▸ EXERCISE
From the records below, give the number of lines that contain the string "diagram", without any other text.

-- start --

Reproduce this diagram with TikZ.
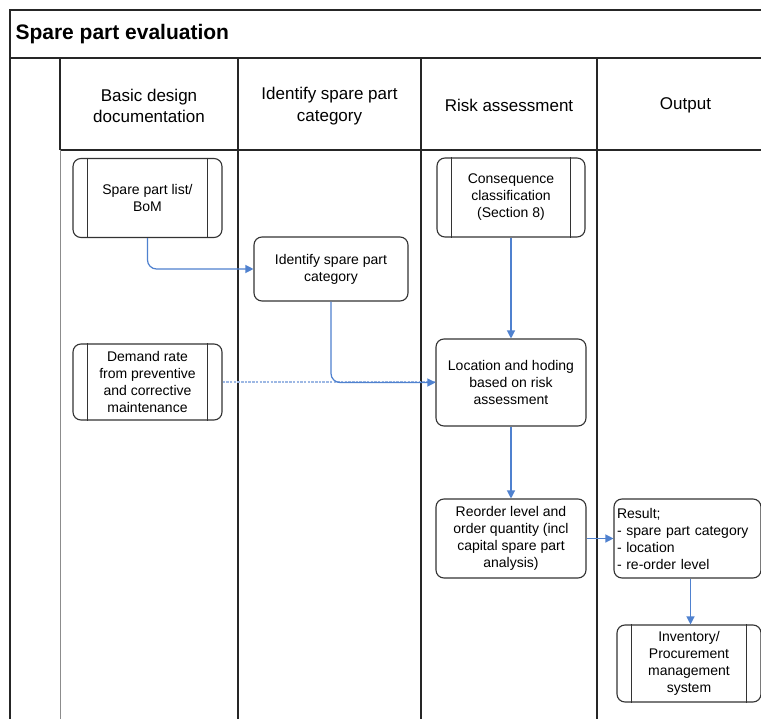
\documentclass[tikz,border=0pt]{standalone}
\usepackage{fontspec}
\setmainfont{Liberation Sans}
\usetikzlibrary{arrows.meta}
\definecolor{arrowblue}{HTML}{4F81CF}
\definecolor{dashblue}{HTML}{9DB8E4}
\definecolor{boxline}{HTML}{333333}
\tikzset{
  frameline/.style={draw=black!85, line width=1.3pt},
  laneline/.style={draw=black!45, line width=1pt},
  procbox/.style={draw=boxline, line width=1.1pt, rounded corners=8pt, inner sep=2pt,
    align=center, font=\fontsize{14}{17}\selectfont},
  hdr/.style={align=center, font=\fontsize{17}{21.5}\selectfont},
  conn/.style={draw=arrowblue, line width=1.2pt, rounded corners=9pt,
    -{Triangle[length=8pt,width=8pt]}},
  dashconn/.style={draw=dashblue, line width=1.2pt, dash pattern=on 2.5pt off 1.2pt},
  subline/.style={draw=boxline, line width=1.1pt}
}
\begin{document}
\begin{tikzpicture}[x=1pt,y=-1pt]
\useasboundingbox (0,0) rectangle (761,719);
\fill[white] (0,0) rectangle (761,719);
% frame
\draw[frameline] (10,10) rectangle (774,740);
\draw[frameline] (10,58) -- (774,58);
\draw[frameline] (60,150) -- (774,150);
\draw[frameline] (60,58) -- (60,150);
\draw[laneline] (60,150) -- (60,740);
\draw[frameline] (238,58) -- (238,740);
\draw[frameline] (421,58) -- (421,740);
\draw[frameline] (597,58) -- (597,740);
% title
\node[anchor=west, font=\fontsize{21}{25}\selectfont\bfseries] (title) at (12,34) {Spare part evaluation};
% headers
\node[hdr] (h1) at (149,106) {Basic design\\documentation};
\node[hdr] (h2) at (329.5,106) {Identify spare part\\category};
\node[hdr] (h3) at (509,105) {Risk assessment};
\node[hdr] (h4) at (685.5,105) {Output};
% boxes
\node[procbox, minimum width=149pt, minimum height=79pt] (bom) at (147.5,198) {Spare part list/\\BoM};
\node[procbox, minimum width=154pt, minimum height=64pt] (ident) at (331,269) {Identify spare part\\category};
\node[procbox, minimum width=149pt, minimum height=76pt] (dem) at (147.5,382) {Demand rate\\from preventive\\and corrective\\maintenance};
\node[procbox, minimum width=148pt, minimum height=79pt] (cons) at (511,197.5) {Consequence\\classification\\(Section 8)};
\node[procbox, minimum width=150pt, minimum height=87pt] (loc) at (511,382.5) {Location and hoding\\based on risk\\assessment};
\node[procbox, minimum width=150pt, minimum height=79pt] (reo) at (511,538.5) {Reorder level and\\order quantity (incl\\capital spare part\\analysis)};
\node[procbox, minimum width=147pt, minimum height=79pt, text width=141pt, align=left] (res) at (687.5,538.5) {Result;\\- spare part category\\- location\\- re-order level};
\node[procbox, minimum width=144pt, minimum height=77pt] (inv) at (689,663.5) {Inventory/\\Procurement\\management\\system};
% subprocess side lines
\foreach \n in {bom,dem,cons,inv}{
  \draw[subline] ([xshift=15pt]\n.north west) -- ([xshift=15pt]\n.south west);
  \draw[subline] ([xshift=-15pt]\n.north east) -- ([xshift=-15pt]\n.south east);
}
% connectors
\draw[dashconn] (dem.east) -- (loc.west |- dem.east);
\draw[conn] (bom.south) |- (ident.west);
\draw[conn] (ident.south) |- (loc.west);
\draw[conn] (cons.south) -- (cons.south |- loc.north);
\draw[conn] (loc.south) -- (reo.north);
\draw[conn] (reo.east) -- (res.west);
\draw[conn] ([xshift=3pt]res.south) -- ([xshift=3pt]res.south |- inv.north);
\end{tikzpicture}
\end{document}
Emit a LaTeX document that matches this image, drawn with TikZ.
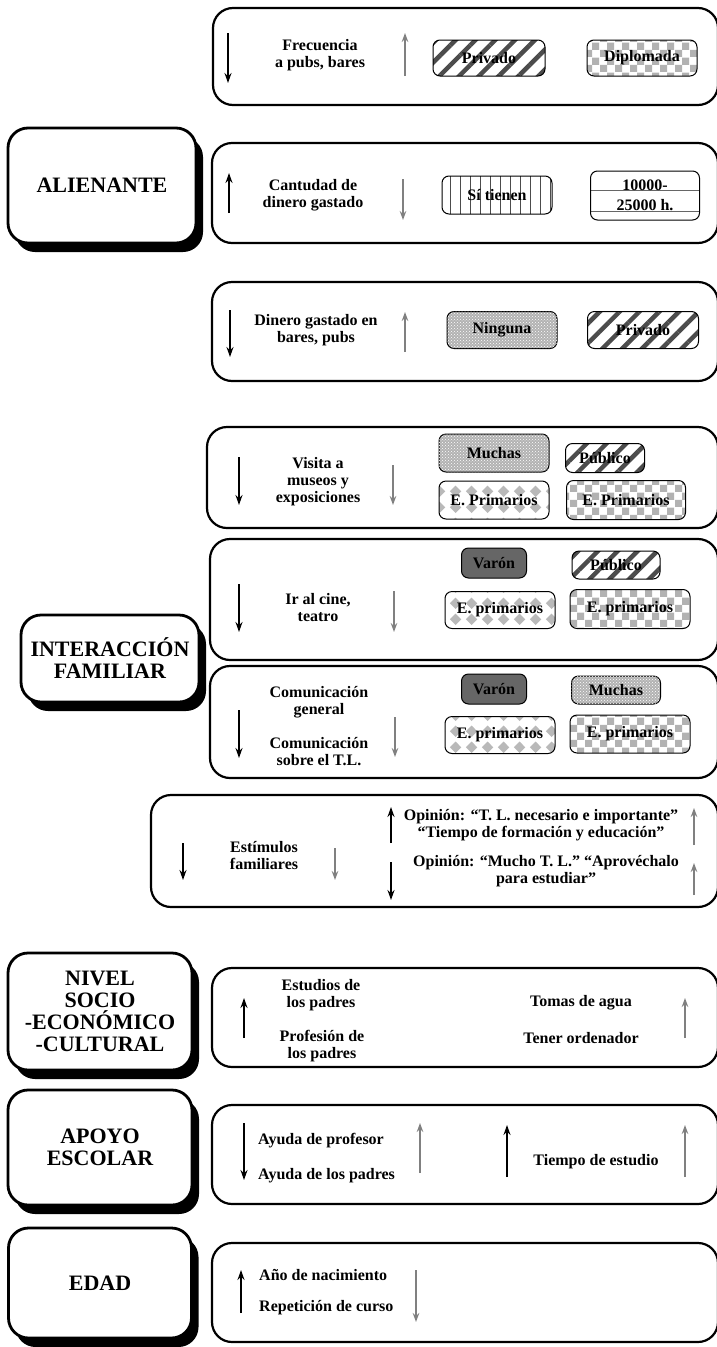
\documentclass[tikz,border=0pt]{standalone}
\usepackage{fontspec}
\setmainfont{Liberation Serif}
\usepackage{tikz}
\usetikzlibrary{arrows.meta,shadows,patterns,patterns.meta}

\definecolor{arrowgray}{gray}{0.5}
\newcommand{\boxfont}{\fontsize{16}{17}\selectfont\bfseries}
\newcommand{\catfont}{\fontsize{22}{22}\selectfont\bfseries}

\pgfdeclarepatternformonly{checks}{\pgfqpoint{0pt}{0pt}}{\pgfqpoint{15pt}{15pt}}{\pgfqpoint{15pt}{15pt}}%
{\pgfpathrectangle{\pgfqpoint{0pt}{0pt}}{\pgfqpoint{7.5pt}{7.5pt}}\pgfpathrectangle{\pgfqpoint{7.5pt}{7.5pt}}{\pgfqpoint{7.5pt}{7.5pt}}\pgfusepath{fill}}
\pgfdeclarepatternformonly{diamonds}{\pgfqpoint{0pt}{0pt}}{\pgfqpoint{16pt}{16pt}}{\pgfqpoint{16pt}{16pt}}%
{\pgfpathmoveto{\pgfqpoint{8pt}{2pt}}\pgfpathlineto{\pgfqpoint{14pt}{8pt}}\pgfpathlineto{\pgfqpoint{8pt}{14pt}}\pgfpathlineto{\pgfqpoint{2pt}{8pt}}\pgfpathclose\pgfusepath{fill}}

\tikzset{
	cat/.style={draw, line width=2.8pt, rounded corners=20pt, fill=white, font=\catfont, align=center,
		drop shadow={shadow xshift=7pt, shadow yshift=-9pt, fill=black, opacity=1}},
	grp/.style={line width=2.2pt, rounded corners=20pt},
	lbl/.style={font=\boxfont, align=center, inner sep=0pt},
	tag/.style={draw, line width=1pt, rounded corners=7pt, inner sep=0pt, font=\boxfont, align=center},
	stripes/.style={pattern={Lines[angle=45,distance=14pt,line width=4.5pt]}, pattern color=black!70},
	vlines/.style={pattern={Lines[angle=90,distance=10pt,line width=0.8pt]}, pattern color=black!70},
	hlines/.style={path picture={\draw[line width=0.8pt, black!60]
		([yshift=5.5pt]path picture bounding box.west) -- ([yshift=5.5pt]path picture bounding box.east)
		([yshift=-15.5pt]path picture bounding box.west) -- ([yshift=-15.5pt]path picture bounding box.east);}},
	checks/.style={pattern=checks, pattern color=gray!60},
	dots/.style={fill=gray!60, postaction={pattern=crosshatch dots, pattern color=white}},
	diam/.style={pattern=diamonds, pattern color=gray!55},
	dark/.style={fill=black!60},
	blk/.style={line width=2pt},
	gry/.style={line width=1.6pt, arrowgray, >={Stealth[length=9pt,width=6.5pt]}}
}

\begin{document}
\begin{tikzpicture}[x=1pt, y=-1pt, >={Stealth[length=10pt,width=7pt]}]
	\useasboundingbox (0,0) rectangle (716,1347);
	
	\draw[grp] (213,8) rectangle (718,105);
	\draw[blk,->] (228,33) -- (228,83);
	\node[lbl] (frec) at (320,55) {Frecuencia\\a pubs, bares};
	\draw[gry,->] (405,76) -- (405,33);
	\node[tag, stripes, minimum width=112pt, minimum height=36pt] (priv1) at (489,58) {Privado};
	\node[tag, checks, minimum width=110pt, minimum height=36pt] (dipl) at (642,58) {Diplomada};
	
	\node[cat, minimum width=188pt, minimum height=115pt] (alien) at (102,185.5) {ALIENANTE};
	
	\draw[grp] (212,143) rectangle (718,243);
	\draw[blk,->] (229,213) -- (229,173);
	\node[lbl] (cant) at (313,195) {Cantudad de\\dinero gastado};
	\draw[gry,->] (403,179) -- (403,220);
	\node[tag, vlines, minimum width=110pt, minimum height=38pt] (tien) at (497,195) {Sí tienen};
	\node[tag, hlines, minimum width=109pt, minimum height=49pt] (mil) at (645,195.5) {10000-\\[3pt]25000 h.};
	
	\draw[grp] (212,282) rectangle (718,381);
	\draw[blk,->] (230,310) -- (230,357);
	\node[lbl] (dine) at (316,330) {Dinero gastado en\\bares, pubs};
	\draw[gry,->] (405,352) -- (405,312);
	\node[tag, dots, minimum width=110pt, minimum height=37pt] (ning) at (502,330) {Ninguna};
	\node[tag, stripes, minimum width=111pt, minimum height=37pt] (priv2) at (643,330) {Privado};
	
	\draw[grp] (207,427) rectangle (718,528);
	\draw[blk,->] (239,457) -- (239,505);
	\node[lbl] (visi) at (318,482) {Visita a\\museos y\\exposiciones};
	\draw[gry,->] (393,465) -- (393,505);
	\node[tag, dots, minimum width=110pt, minimum height=38pt] (much1) at (494,453) {Muchas};
	\node[tag, stripes, minimum width=79pt, minimum height=29pt] (publ1) at (605,458) {Público};
	\node[tag, diam, minimum width=110pt, minimum height=38pt] (prim1) at (494,500) {E. Primarios};
	\node[tag, checks, minimum width=119pt, minimum height=39pt] (prim2) at (626,500) {E. Primarios};
	
	\node[cat, minimum width=178pt, minimum height=87pt] (inter) at (110,658.5) {INTERACCIÓN\\FAMILIAR};
	
	\draw[grp] (210,539) rectangle (718,660);
	\draw[blk,->] (239,584) -- (239,632);
	\node[lbl] (cine) at (318,608) {Ir al cine,\\teatro};
	\draw[gry,->] (394,591) -- (394,632);
	\node[tag, dark, minimum width=65pt, minimum height=30pt] (varo1) at (494,563) {Varón};
	\node[tag, stripes, minimum width=88pt, minimum height=28pt] (publ2) at (616,565) {Público};
	\node[tag, diam, minimum width=110pt, minimum height=37pt] (prim3) at (500,610) {E. primarios};
	\node[tag, checks, minimum width=120pt, minimum height=39pt] (prim4) at (630,609) {E. primarios};
	
	\draw[grp] (210,666) rectangle (718,778);
	\draw[blk,->] (239,710) -- (239,758);
	\node[lbl] (comg) at (319,702) {Comunicación\\general};
	\node[lbl] (comt) at (319,752) {Comunicación\\sobre el T.L.};
	\draw[gry,->] (395,717) -- (395,757);
	\node[tag, dark, minimum width=65pt, minimum height=30pt] (varo2) at (494,689) {Varón};
	\node[tag, dots, minimum width=89pt, minimum height=28pt] (much2) at (616,690) {Muchas};
	\node[tag, diam, minimum width=110pt, minimum height=37pt] (prim5) at (500,735) {E. primarios};
	\node[tag, checks, minimum width=120pt, minimum height=38pt] (prim6) at (630,734) {E. primarios};
	
	\draw[grp] (151,795) rectangle (718,907);
	\draw[blk,->] (183,843) -- (183,880);
	\node[lbl] (esti) at (264,856) {Estímulos\\familiares};
	\draw[gry,->] (335,848) -- (335,880);
	\draw[blk,->] (391,843) -- (391,807);
	\draw[blk,->] (391,862) -- (391,900);
	\node[lbl] (opi1) at (541,825) {Opinión: “T. L. necesario e importante”\\“Tiempo de formación y educación”};
	\node[lbl] (opi2) at (546,871) {Opinión: “Mucho T. L.” “Aprovéchalo\\para estudiar”};
	\draw[gry,->] (694,845) -- (694,808);
	\draw[gry,->] (694,895) -- (694,863);
	
	\node[cat, minimum width=184pt, minimum height=117pt] (nivel) at (100,1011.5) {NIVEL\\SOCIO\\-ECONÓMICO\\-CULTURAL};
	
	\draw[grp] (212,968) rectangle (718,1067);
	\draw[blk,->] (244,1038) -- (244,998);
	\node[lbl] (estu) at (321,995) {Estudios de\\los padres};
	\node[lbl] (prof) at (322,1046) {Profesión de\\los padres};
	\node[lbl] (tomas) at (581,1003) {Tomas de agua};
	\node[lbl] (orde) at (581,1038) {Tener ordenador};
	\draw[gry,->] (685,1038) -- (685,998);
	
	\node[cat, minimum width=184pt, minimum height=115pt] (apoyo) at (100,1147.5) {APOYO\\ESCOLAR};
	
	\draw[grp] (212,1105) rectangle (718,1204);
	\draw[blk,->] (244,1123) -- (244,1180);
	\node[lbl, anchor=west] (ayp) at (258,1141) {Ayuda de profesor};
	\node[lbl, anchor=west] (ayd) at (258,1176) {Ayuda de los padres};
	\draw[gry,->] (420,1173) -- (420,1123);
	\draw[blk,->] (507,1177) -- (507,1125);
	\node[lbl] (tiem) at (596,1162) {Tiempo de estudio};
	\draw[gry,->] (685,1177) -- (685,1125);
	
	\node[cat, minimum width=183pt, minimum height=110pt] (edad) at (100,1283) {EDAD};
	
	\draw[grp] (212,1243) rectangle (718,1342);
	\draw[blk,->] (241,1313) -- (241,1270);
	\node[lbl, anchor=west] (anyo) at (259,1275) {Año de nacimiento};
	\node[lbl, anchor=west] (repe) at (259,1308) {Repetición de curso};
	\draw[gry,->] (416,1270) -- (416,1322);
\end{tikzpicture}
\end{document}
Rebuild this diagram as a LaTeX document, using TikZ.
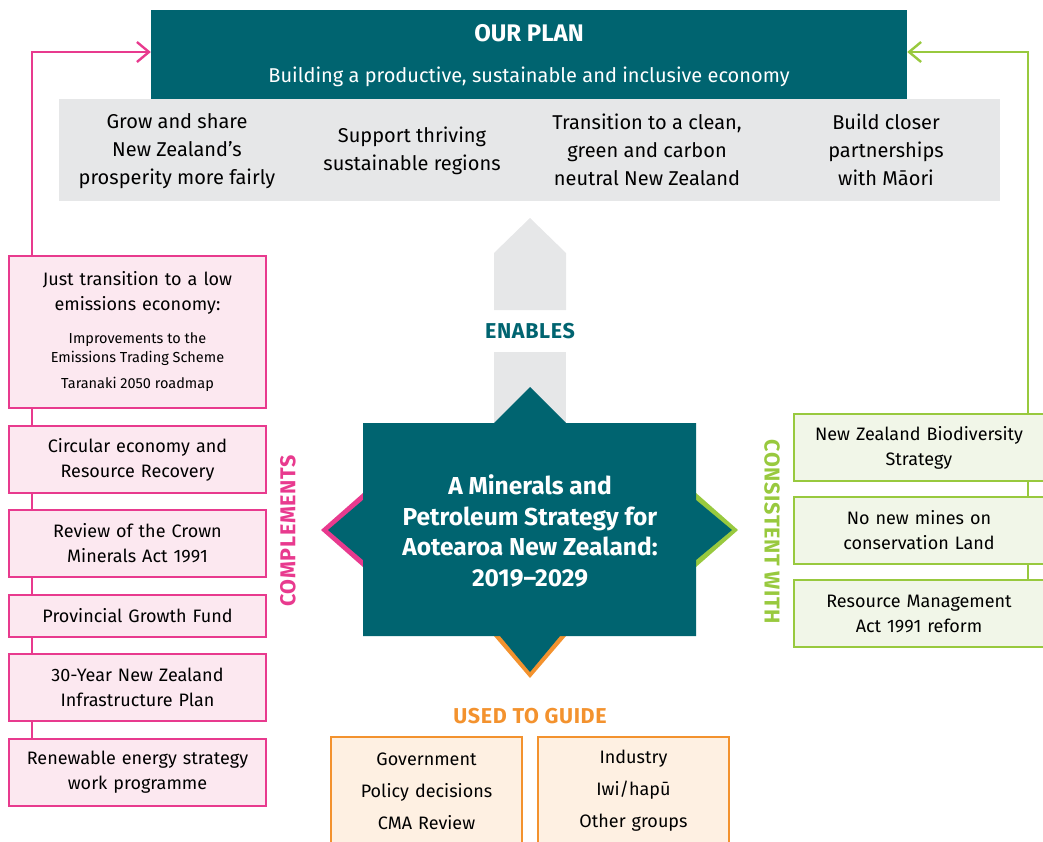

-- end --

▸ SOLUTION TO THE PROBLEM
2